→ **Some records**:
⁂
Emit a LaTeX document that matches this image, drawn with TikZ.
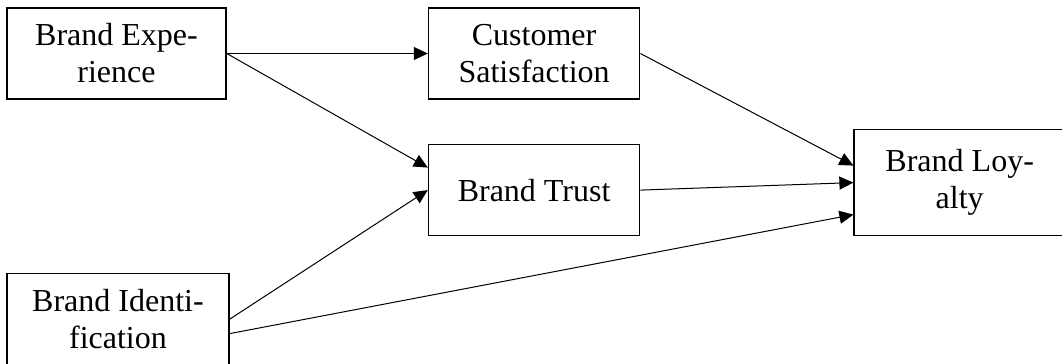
\documentclass[tikz,border=0pt]{standalone}
\usepackage{fontspec}
\setmainfont{Liberation Serif}
\usetikzlibrary{arrows.meta, positioning}

\begin{document}
\begin{tikzpicture}[
    node distance=22pt,
    box/.style={rectangle, draw=black, line width=0.8pt, minimum width=105.5pt, minimum height=45.5pt, inner sep=0pt, align=center, font=\fontsize{16}{18.5}\selectfont},
    arrow/.style={-{Triangle[length=7pt, width=6.5pt]}, line width=0.5pt, black}
]
\useasboundingbox (-58.25pt,-155.25pt) rectangle (472.75pt,26.75pt);

\node[box, minimum width=109.5pt] (exp) {Brand Expe-\\rience};
\node[box, right=100.5pt of exp] (sat) {Customer\\Satisfaction};
\node[box, below=of sat] (trust) {Brand Trust};
\node[box, minimum width=111pt, below=86.5pt of exp.south west, anchor=north west] (ident) {Brand Identi-\\fication};
\node[box, minimum height=53pt, right=106.5pt of trust, yshift=3.75pt] (loyal) {Brand Loy-\\alty};

\draw[arrow] (exp) -- (sat);
\draw[arrow] (exp.east) -- ([yshift=11.25pt]trust.west);
\draw[arrow] (ident.east) -- (trust.west);
\draw[arrow] (sat.east) -- ([yshift=8.5pt]loyal.west);
\draw[arrow] (trust.east) -- (loyal.west);
\draw[arrow] ([yshift=-7.25pt]ident.east) -- ([yshift=-16pt]loyal.west);

\end{tikzpicture}
\end{document}
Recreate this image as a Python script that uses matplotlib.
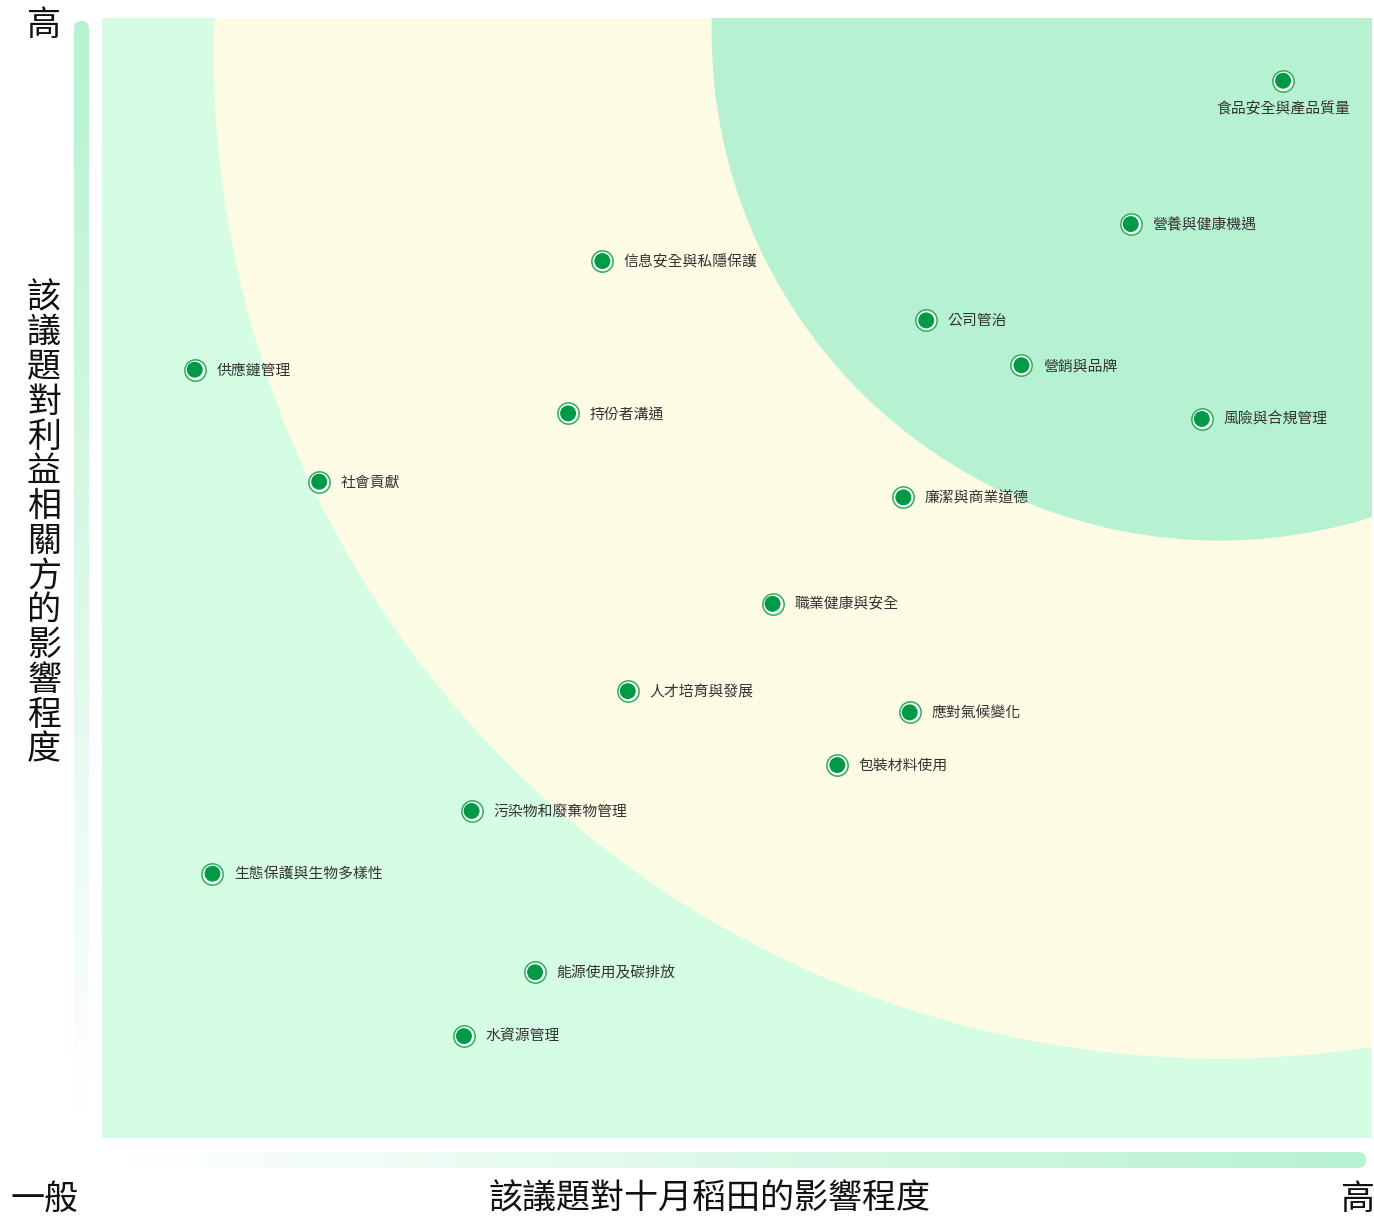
⁂
→ **OBJECTIVE**: Please transcribe, word for word, every line from the first line of the records above through the line containing "(-58.25pt,-155.25pt) rectangle (472.75pt,26.75pt);", and leave out any pictures.

→ **PROBLEM SOLUTION**:
Emit a LaTeX document that matches this image, drawn with TikZ.
\documentclass[tikz,border=0pt]{standalone}
\usepackage{fontspec}
\setmainfont{Liberation Serif}
\usetikzlibrary{arrows.meta, positioning}

\begin{document}
\begin{tikzpicture}[
    node distance=22pt,
    box/.style={rectangle, draw=black, line width=0.8pt, minimum width=105.5pt, minimum height=45.5pt, inner sep=0pt, align=center, font=\fontsize{16}{18.5}\selectfont},
    arrow/.style={-{Triangle[length=7pt, width=6.5pt]}, line width=0.5pt, black}
]
\useasboundingbox (-58.25pt,-155.25pt) rectangle (472.75pt,26.75pt);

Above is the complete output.